WHAT NEEDS TO BE DONE – Exactly the lines from the one with "Convert this chart" through the one with "1.11e5, 4.33e4, 1.02e4]", inclusive, are to be repeated, and the pictures are not.

[Rows from a dataset]

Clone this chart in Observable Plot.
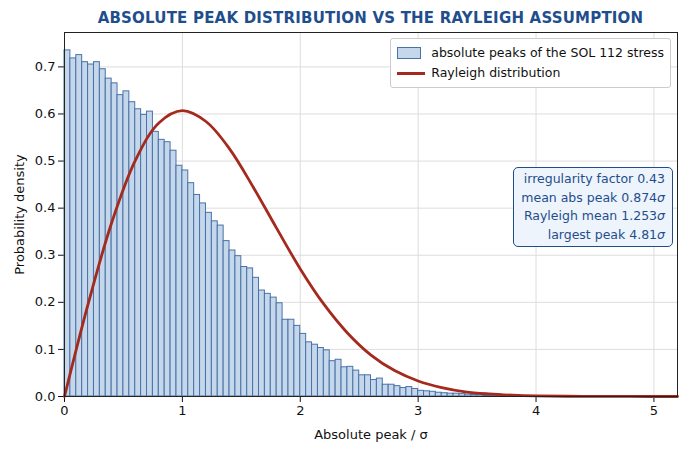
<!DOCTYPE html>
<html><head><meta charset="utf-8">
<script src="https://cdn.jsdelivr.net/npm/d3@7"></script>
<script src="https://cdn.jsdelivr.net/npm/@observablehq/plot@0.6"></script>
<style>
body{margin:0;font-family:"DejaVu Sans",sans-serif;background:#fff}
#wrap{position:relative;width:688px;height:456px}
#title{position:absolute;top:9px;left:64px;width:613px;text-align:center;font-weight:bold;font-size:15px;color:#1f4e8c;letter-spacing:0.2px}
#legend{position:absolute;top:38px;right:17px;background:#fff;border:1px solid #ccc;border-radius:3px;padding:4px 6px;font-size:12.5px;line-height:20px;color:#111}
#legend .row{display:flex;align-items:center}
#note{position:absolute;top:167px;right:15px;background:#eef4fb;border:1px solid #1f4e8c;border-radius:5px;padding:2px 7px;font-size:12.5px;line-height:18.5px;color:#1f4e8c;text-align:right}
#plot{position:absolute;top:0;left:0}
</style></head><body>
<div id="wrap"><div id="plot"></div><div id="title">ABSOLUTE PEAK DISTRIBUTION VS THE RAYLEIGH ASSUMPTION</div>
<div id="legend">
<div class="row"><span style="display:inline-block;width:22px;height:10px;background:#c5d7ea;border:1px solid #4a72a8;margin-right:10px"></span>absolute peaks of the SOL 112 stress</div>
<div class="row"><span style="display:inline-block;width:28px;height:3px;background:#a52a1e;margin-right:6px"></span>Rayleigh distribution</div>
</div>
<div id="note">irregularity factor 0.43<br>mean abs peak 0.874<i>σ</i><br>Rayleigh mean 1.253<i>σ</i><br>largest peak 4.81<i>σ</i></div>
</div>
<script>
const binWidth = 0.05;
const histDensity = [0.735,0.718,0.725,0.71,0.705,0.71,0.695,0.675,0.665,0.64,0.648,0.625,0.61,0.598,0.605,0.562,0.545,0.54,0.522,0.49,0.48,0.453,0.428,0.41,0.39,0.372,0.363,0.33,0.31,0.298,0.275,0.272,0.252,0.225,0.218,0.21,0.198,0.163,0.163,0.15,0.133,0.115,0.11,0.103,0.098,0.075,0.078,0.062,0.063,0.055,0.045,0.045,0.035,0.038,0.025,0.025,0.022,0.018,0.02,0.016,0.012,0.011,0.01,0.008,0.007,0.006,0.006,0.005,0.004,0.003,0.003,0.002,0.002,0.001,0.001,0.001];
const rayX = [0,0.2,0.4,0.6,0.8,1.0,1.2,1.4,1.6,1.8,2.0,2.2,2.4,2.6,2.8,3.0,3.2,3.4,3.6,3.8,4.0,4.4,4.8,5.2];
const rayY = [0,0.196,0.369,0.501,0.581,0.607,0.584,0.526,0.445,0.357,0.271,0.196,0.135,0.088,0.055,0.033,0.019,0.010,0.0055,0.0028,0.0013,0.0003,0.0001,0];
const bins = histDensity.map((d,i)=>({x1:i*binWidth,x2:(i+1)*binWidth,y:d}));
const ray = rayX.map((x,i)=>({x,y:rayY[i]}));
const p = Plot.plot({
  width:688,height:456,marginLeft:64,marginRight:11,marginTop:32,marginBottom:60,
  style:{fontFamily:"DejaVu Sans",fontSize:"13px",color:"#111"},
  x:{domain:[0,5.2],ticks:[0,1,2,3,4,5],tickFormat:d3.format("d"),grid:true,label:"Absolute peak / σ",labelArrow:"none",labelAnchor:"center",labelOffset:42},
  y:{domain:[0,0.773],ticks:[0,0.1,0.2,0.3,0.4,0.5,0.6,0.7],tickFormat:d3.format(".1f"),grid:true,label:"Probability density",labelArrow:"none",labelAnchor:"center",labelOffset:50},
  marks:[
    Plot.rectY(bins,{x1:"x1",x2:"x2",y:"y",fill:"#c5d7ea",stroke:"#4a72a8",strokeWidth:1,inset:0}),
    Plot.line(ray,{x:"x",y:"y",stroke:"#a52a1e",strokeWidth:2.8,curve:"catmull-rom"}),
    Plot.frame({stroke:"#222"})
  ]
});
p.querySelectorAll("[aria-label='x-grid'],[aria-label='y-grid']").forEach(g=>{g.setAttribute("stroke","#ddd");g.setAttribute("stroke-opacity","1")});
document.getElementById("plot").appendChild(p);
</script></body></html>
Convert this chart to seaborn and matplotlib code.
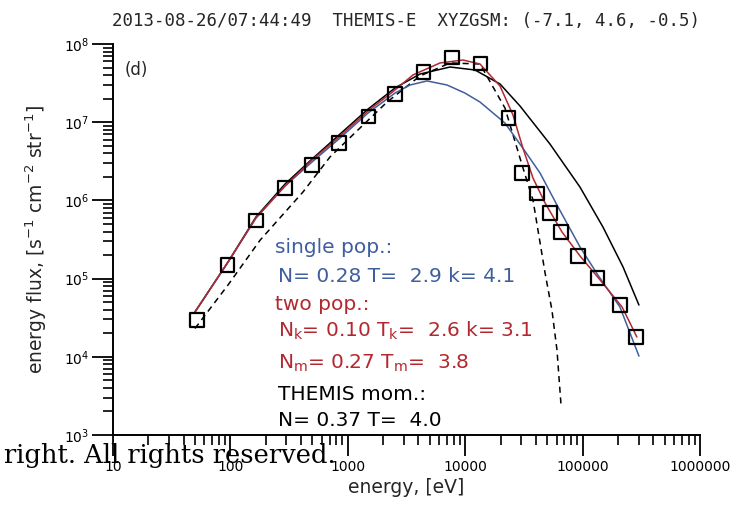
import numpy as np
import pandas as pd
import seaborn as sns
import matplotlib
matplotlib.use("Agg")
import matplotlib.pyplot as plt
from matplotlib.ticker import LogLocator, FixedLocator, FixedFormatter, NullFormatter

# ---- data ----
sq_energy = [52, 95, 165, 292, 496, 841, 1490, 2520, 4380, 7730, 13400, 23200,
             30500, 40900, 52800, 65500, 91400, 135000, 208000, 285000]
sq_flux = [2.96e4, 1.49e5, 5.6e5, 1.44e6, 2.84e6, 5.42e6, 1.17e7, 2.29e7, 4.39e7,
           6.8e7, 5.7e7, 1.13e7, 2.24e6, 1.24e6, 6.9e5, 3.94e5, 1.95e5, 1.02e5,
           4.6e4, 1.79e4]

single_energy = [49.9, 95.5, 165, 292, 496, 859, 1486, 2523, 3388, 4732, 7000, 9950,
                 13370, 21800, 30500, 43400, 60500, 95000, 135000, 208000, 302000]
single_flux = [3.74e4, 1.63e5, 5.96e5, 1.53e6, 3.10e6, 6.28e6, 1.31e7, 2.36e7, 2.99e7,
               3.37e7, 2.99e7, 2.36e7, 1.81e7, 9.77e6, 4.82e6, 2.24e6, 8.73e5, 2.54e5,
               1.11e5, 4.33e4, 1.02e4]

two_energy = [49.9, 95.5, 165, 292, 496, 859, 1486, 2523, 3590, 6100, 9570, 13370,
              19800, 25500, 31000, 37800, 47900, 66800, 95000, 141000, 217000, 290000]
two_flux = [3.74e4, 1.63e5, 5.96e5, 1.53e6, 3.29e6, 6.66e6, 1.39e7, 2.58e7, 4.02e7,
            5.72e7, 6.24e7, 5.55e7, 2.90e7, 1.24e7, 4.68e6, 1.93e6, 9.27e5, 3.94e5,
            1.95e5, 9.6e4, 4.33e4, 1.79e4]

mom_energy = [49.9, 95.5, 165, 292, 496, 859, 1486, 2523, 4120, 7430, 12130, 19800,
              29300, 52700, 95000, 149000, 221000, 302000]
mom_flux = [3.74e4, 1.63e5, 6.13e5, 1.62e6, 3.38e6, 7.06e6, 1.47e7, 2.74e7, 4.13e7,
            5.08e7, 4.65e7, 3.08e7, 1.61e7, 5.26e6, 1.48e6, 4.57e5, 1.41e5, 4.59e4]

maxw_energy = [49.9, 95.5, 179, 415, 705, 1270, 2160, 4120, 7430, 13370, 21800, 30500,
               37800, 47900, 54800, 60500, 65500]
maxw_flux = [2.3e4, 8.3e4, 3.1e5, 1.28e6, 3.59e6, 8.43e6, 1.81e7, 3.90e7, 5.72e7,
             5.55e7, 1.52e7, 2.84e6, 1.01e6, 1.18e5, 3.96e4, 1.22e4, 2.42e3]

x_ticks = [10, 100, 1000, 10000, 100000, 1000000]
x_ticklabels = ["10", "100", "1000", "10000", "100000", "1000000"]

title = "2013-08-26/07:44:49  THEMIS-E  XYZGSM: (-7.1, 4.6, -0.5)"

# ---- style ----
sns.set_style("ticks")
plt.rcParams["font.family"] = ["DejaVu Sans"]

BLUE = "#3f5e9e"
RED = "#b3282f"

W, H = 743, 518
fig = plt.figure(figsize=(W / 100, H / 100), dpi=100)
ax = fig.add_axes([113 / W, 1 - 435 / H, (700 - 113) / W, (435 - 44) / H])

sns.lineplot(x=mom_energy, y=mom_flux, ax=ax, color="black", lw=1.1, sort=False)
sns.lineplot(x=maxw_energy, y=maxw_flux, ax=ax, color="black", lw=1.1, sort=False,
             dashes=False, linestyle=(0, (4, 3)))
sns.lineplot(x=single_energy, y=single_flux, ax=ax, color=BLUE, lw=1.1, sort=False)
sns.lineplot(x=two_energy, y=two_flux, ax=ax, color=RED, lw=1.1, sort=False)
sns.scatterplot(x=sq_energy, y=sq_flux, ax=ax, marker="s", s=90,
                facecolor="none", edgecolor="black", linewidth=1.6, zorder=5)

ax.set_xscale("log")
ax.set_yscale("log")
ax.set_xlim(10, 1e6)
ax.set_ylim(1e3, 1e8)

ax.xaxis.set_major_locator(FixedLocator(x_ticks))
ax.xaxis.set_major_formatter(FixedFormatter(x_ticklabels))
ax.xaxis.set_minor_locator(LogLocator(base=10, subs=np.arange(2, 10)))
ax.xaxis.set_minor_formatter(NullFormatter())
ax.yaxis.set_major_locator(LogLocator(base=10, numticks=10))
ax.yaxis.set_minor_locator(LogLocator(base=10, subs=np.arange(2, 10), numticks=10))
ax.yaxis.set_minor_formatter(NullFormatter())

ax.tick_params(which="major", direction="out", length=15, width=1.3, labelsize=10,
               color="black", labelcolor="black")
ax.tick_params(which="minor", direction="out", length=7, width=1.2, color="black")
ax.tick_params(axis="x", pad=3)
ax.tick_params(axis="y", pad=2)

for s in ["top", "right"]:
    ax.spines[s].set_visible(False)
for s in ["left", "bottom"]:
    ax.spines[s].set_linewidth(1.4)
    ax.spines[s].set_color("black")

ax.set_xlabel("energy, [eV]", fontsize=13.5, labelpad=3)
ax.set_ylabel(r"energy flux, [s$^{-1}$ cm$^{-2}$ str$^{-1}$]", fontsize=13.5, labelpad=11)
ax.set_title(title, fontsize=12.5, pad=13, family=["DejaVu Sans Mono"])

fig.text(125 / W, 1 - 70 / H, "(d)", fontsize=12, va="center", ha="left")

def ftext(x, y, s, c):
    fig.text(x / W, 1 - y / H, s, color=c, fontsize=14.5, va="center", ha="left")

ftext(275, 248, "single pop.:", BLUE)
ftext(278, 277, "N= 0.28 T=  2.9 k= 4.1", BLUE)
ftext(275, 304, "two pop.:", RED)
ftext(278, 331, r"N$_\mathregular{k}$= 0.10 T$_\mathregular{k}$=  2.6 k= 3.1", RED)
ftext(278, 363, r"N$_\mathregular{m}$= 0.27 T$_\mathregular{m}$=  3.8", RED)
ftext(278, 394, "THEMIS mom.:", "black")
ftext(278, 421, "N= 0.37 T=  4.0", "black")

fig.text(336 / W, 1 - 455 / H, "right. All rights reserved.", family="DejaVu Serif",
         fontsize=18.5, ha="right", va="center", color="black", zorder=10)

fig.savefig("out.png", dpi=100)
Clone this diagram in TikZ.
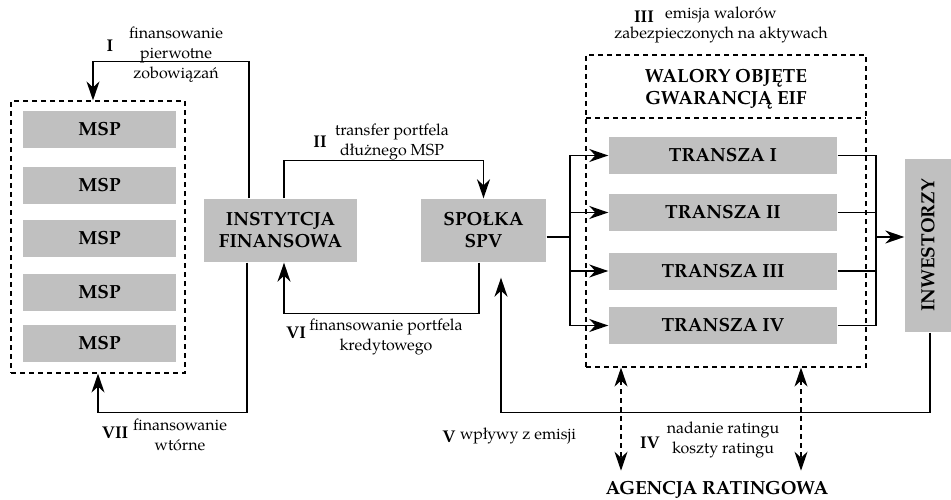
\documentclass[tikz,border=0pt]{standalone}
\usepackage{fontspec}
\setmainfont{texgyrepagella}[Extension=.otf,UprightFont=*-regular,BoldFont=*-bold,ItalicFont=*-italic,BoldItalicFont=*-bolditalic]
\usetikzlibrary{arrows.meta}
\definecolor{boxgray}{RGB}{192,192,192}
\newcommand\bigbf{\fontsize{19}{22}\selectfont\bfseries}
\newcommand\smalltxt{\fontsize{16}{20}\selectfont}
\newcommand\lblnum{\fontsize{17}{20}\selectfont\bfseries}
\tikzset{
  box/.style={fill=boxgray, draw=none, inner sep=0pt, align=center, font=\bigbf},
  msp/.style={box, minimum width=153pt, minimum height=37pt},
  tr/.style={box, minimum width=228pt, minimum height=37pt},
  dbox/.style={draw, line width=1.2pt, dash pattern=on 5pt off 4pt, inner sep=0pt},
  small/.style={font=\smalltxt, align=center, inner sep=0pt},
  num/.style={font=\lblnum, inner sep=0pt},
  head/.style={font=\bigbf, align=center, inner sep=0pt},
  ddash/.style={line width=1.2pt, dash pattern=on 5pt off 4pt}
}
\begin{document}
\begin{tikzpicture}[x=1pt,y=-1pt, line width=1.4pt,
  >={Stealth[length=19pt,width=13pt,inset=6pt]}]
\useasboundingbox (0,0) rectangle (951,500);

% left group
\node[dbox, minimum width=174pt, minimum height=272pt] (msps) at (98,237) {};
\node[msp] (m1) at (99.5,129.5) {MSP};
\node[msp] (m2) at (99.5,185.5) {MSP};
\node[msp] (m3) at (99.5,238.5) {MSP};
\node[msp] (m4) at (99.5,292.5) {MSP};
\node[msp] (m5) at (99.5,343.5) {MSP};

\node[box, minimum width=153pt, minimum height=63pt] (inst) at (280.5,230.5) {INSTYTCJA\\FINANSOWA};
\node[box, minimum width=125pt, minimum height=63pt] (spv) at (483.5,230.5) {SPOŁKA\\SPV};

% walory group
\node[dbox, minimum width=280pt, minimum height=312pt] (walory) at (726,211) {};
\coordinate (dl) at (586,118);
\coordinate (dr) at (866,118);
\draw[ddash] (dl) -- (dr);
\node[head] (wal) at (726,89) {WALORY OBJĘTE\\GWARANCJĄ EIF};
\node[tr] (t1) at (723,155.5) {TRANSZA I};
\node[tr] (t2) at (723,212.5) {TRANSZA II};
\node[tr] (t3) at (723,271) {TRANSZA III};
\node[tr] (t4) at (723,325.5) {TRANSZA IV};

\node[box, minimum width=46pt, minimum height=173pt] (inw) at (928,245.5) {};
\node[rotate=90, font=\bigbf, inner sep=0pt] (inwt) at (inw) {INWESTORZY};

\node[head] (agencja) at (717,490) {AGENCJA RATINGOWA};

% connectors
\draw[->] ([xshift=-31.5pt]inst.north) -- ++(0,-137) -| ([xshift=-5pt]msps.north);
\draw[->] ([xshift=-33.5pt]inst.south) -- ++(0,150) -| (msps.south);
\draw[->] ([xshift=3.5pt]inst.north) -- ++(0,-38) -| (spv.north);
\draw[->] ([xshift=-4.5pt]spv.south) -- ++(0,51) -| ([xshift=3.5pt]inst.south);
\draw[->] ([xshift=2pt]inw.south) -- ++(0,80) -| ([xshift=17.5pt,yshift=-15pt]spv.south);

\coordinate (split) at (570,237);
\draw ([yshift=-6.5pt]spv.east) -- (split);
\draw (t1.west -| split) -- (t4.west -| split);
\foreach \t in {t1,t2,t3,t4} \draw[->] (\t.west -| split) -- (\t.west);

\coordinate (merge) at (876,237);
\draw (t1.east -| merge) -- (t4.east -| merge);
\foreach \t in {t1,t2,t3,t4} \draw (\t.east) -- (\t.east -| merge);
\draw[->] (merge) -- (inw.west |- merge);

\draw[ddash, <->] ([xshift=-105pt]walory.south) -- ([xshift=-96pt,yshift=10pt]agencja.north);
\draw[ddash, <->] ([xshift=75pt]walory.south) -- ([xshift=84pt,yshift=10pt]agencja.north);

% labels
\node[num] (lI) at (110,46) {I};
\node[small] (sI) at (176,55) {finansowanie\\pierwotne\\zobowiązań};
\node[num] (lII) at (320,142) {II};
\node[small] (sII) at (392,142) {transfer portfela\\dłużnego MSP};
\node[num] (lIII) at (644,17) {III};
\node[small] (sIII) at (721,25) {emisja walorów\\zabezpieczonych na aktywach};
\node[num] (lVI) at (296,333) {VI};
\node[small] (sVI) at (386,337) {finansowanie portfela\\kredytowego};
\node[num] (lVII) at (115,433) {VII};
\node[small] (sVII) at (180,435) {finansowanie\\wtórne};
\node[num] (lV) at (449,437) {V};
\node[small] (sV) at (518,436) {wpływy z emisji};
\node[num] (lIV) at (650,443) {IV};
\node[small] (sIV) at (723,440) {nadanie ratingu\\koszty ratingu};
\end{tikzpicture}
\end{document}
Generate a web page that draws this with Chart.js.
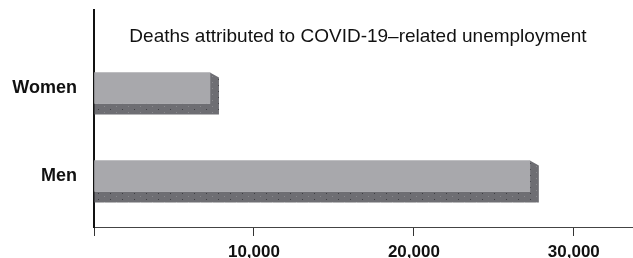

EXERCISE ANSWER –
Convert this chart to seaborn and matplotlib code.
import numpy as np
import pandas as pd
import seaborn as sns
import matplotlib
matplotlib.use("Agg")
import matplotlib.pyplot as plt
from matplotlib.ticker import LogLocator, FixedLocator, FixedFormatter, NullFormatter

# ---- data ----
sq_energy = [52, 95, 165, 292, 496, 841, 1490, 2520, 4380, 7730, 13400, 23200,
             30500, 40900, 52800, 65500, 91400, 135000, 208000, 285000]
sq_flux = [2.96e4, 1.49e5, 5.6e5, 1.44e6, 2.84e6, 5.42e6, 1.17e7, 2.29e7, 4.39e7,
           6.8e7, 5.7e7, 1.13e7, 2.24e6, 1.24e6, 6.9e5, 3.94e5, 1.95e5, 1.02e5,
           4.6e4, 1.79e4]

single_energy = [49.9, 95.5, 165, 292, 496, 859, 1486, 2523, 3388, 4732, 7000, 9950,
                 13370, 21800, 30500, 43400, 60500, 95000, 135000, 208000, 302000]
single_flux = [3.74e4, 1.63e5, 5.96e5, 1.53e6, 3.10e6, 6.28e6, 1.31e7, 2.36e7, 2.99e7,
               3.37e7, 2.99e7, 2.36e7, 1.81e7, 9.77e6, 4.82e6, 2.24e6, 8.73e5, 2.54e5,
               1.11e5, 4.33e4, 1.02e4]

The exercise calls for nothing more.